Rambo Total Pest Control’s offices are located in Puyallup, but the organization services a large portion of the Puget Sound area, from Seattle to Tumwater, as well as east to Enumclaw and west to Gig Harbor. While the bulk of their customer base is residential, they also work with property management companies and service multifamily buildings.
Their goal every day is to be as professional as possible and a big part of that is communicating a clear plan to the customer all the way through the process. Another thing the company prides itself on is setting realistic expectations and providing helpful, quality customer service. One way they accomplish this is to put themselves in the mindset of the customer, and think about what they would want if they had a service person coming to their home.
“We always arrive in a clean, company marked vehicle and uniform. Our technicians use booties in the home and announce our presence, and we also send notifications to let people know when they’re coming,” Luke says of their process.
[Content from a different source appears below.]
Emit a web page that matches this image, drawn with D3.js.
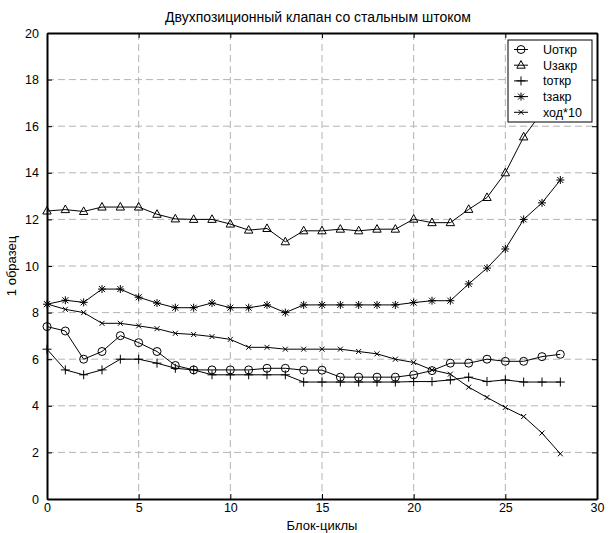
<!DOCTYPE html>
<html><head><meta charset="utf-8">
<script src="https://cdn.jsdelivr.net/npm/d3@7"></script>
<style>
body{margin:0;background:#fff;}
text{font-family:"Liberation Sans",Arial,sans-serif;fill:#000;}
</style></head>
<body>
<svg id="chart" width="611" height="533"></svg>
<script>
const cycles = d3.range(0, 29);
const uOtkr = [7.40,7.21,6.00,6.33,7.01,6.71,6.33,5.73,5.54,5.54,5.54,5.54,5.61,5.61,5.53,5.53,5.23,5.23,5.23,5.23,5.33,5.51,5.83,5.83,6.00,5.91,5.91,6.11,6.21];
const uZakr = [12.36,12.42,12.34,12.53,12.53,12.53,12.22,12.02,12.00,12.00,11.80,11.54,11.61,11.04,11.51,11.51,11.58,11.51,11.58,11.58,12.01,11.86,11.86,12.43,12.94,14.00,15.54,16.60,17.60];
const tOtkr = [6.43,5.54,5.33,5.54,6.00,6.00,5.83,5.61,5.54,5.33,5.33,5.33,5.33,5.33,5.02,5.02,5.02,5.02,5.02,5.02,5.04,5.04,5.11,5.23,5.04,5.11,5.02,5.02,5.02];
const tZakr = [8.36,8.53,8.44,9.01,9.01,8.66,8.41,8.21,8.21,8.41,8.21,8.21,8.33,8.00,8.33,8.33,8.33,8.33,8.33,8.33,8.43,8.51,8.51,9.23,9.91,10.73,12.00,12.71,13.69];
const hod10 = [8.37,8.14,8.00,7.54,7.54,7.43,7.31,7.11,7.06,6.97,6.85,6.51,6.51,6.43,6.43,6.43,6.43,6.33,6.23,6.00,5.86,5.54,5.36,4.80,4.36,3.93,3.54,2.83,1.94];
const seriesNames = ["Uоткр","Uзакр","tоткр","tзакр","ход*10"];
const seriesMarkers = ["circle","triangle","plus","asterisk","cross"];
const xTicks = [0,5,10,15,20,25,30];
const yTicks = [0,2,4,6,8,10,12,14,16,18,20];
const titleText = "Двухпозиционный клапан со стальным штоком";
const xLabel = "Блок-циклы";
const yLabel = "1 образец";

const allSeries = [uOtkr,uZakr,tOtkr,tZakr,hod10];

const svg = d3.select("#chart");
const L = 47, R = 597, T = 33, B = 499;
const x = d3.scaleLinear().domain([0,30]).range([L,R]);
const y = d3.scaleLinear().domain([0,20]).range([B,T]);

// grid
const grid = svg.append("g");
xTicks.slice(1,-1).forEach(t=>{
  grid.append("line").attr("x1",x(t)).attr("x2",x(t)).attr("y1",T).attr("y2",B)
    .attr("stroke","#b4b4b4").attr("stroke-width",1).attr("stroke-dasharray","7,4");
});
yTicks.slice(1,-1).forEach(t=>{
  grid.append("line").attr("x1",L).attr("x2",R).attr("y1",y(t)).attr("y2",y(t))
    .attr("stroke","#b4b4b4").attr("stroke-width",1).attr("stroke-dasharray","7,4");
});

// axes
const xAxisB = d3.axisBottom(x).tickValues(xTicks).tickSizeInner(-5).tickSizeOuter(0).tickPadding(4);
const xAxisT = d3.axisTop(x).tickValues(xTicks).tickSizeInner(-5).tickSizeOuter(0).tickFormat("");
const yAxisL = d3.axisLeft(y).tickValues(yTicks).tickSizeInner(-5).tickSizeOuter(0).tickPadding(8);
const yAxisR = d3.axisRight(y).tickValues(yTicks).tickSizeInner(-5).tickSizeOuter(0).tickFormat("");
function styleAx(g){
  g.select(".domain").attr("stroke","#000").attr("stroke-width",2);
  g.selectAll(".tick line").attr("stroke","#000").attr("stroke-width",1);
  g.selectAll(".tick text").attr("font-size",12.5).attr("font-family","Liberation Sans, Arial, sans-serif").attr("fill","#000");
}
svg.append("g").attr("transform",`translate(0,${B})`).call(xAxisB).call(styleAx);
svg.append("g").attr("transform",`translate(0,${T})`).call(xAxisT).call(styleAx);
svg.append("g").attr("transform",`translate(${L},0)`).call(yAxisL).call(styleAx);
svg.append("g").attr("transform",`translate(${R},0)`).call(yAxisR).call(styleAx);

// marker paths
function markerPath(type){
  switch(type){
    case "circle": return "M4,0A4,4 0 1,1 -4,0A4,4 0 1,1 4,0Z";
    case "triangle": return "M0,-4.6L4.2,3L-4.2,3Z";
    case "plus": return "M-4.5,0L4.5,0M0,-4.5L0,4.5";
    case "asterisk": return "M-4,0L4,0M0,-4L0,4M-3,-3L3,3M-3,3L3,-3";
    case "cross": return "M-2.5,-2.5L2.5,2.5M-2.5,2.5L2.5,-2.5";
  }
}

const line = d3.line().x((d,i)=>x(cycles[i])).y(d=>y(d));
const plot = svg.append("g");
allSeries.forEach((vals,si)=>{
  plot.append("path").datum(vals).attr("d",line).attr("fill","none").attr("stroke","#000").attr("stroke-width",1);
  plot.selectAll(null).data(vals).enter().append("path")
    .attr("transform",(d,i)=>`translate(${x(cycles[i])},${y(d)})`)
    .attr("d",markerPath(seriesMarkers[si]))
    .attr("fill","none").attr("stroke","#000").attr("stroke-width",1);
});

// legend
const lg = svg.append("g");
const lx = 508, ly = 40, lw = 84, lh = 82;
lg.append("rect").attr("x",lx).attr("y",ly).attr("width",lw).attr("height",lh)
  .attr("fill","#fff").attr("stroke","#000").attr("stroke-width",1);
seriesNames.forEach((n,i)=>{
  const yy = ly + 9.5 + i*15.7;
  lg.append("line").attr("x1",lx+6).attr("x2",lx+20).attr("y1",yy).attr("y2",yy).attr("stroke","#000");
  lg.append("path").attr("transform",`translate(${lx+13},${yy})`).attr("d",markerPath(seriesMarkers[i]))
    .attr("fill","none").attr("stroke","#000");
  lg.append("text").attr("x",lx+35).attr("y",yy+4.5).attr("font-size",12.5).text(n);
});

// titles
svg.append("text").attr("x",318).attr("y",22).attr("text-anchor","middle").attr("font-size",14).text(titleText);
svg.append("text").attr("x",322).attr("y",530).attr("text-anchor","middle").attr("font-size",13).text(xLabel);
svg.append("text").attr("transform",`translate(16,266) rotate(-90)`).attr("text-anchor","middle").attr("font-size",13).text(yLabel);
</script>
</body></html>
In an industry plagued with high turnover rates, Rambo Pest Control is pleased that their company continues to retain their talented staff, and credits this to maintaining a consistent approach to a healthy work/life balance. The company’s team-oriented culture also helps keep employees around. For instance, there’s an employee recognition program in the office. Also, at least once a year the entire company takes a team bonding trip, where they do activities like river rafting or camping together.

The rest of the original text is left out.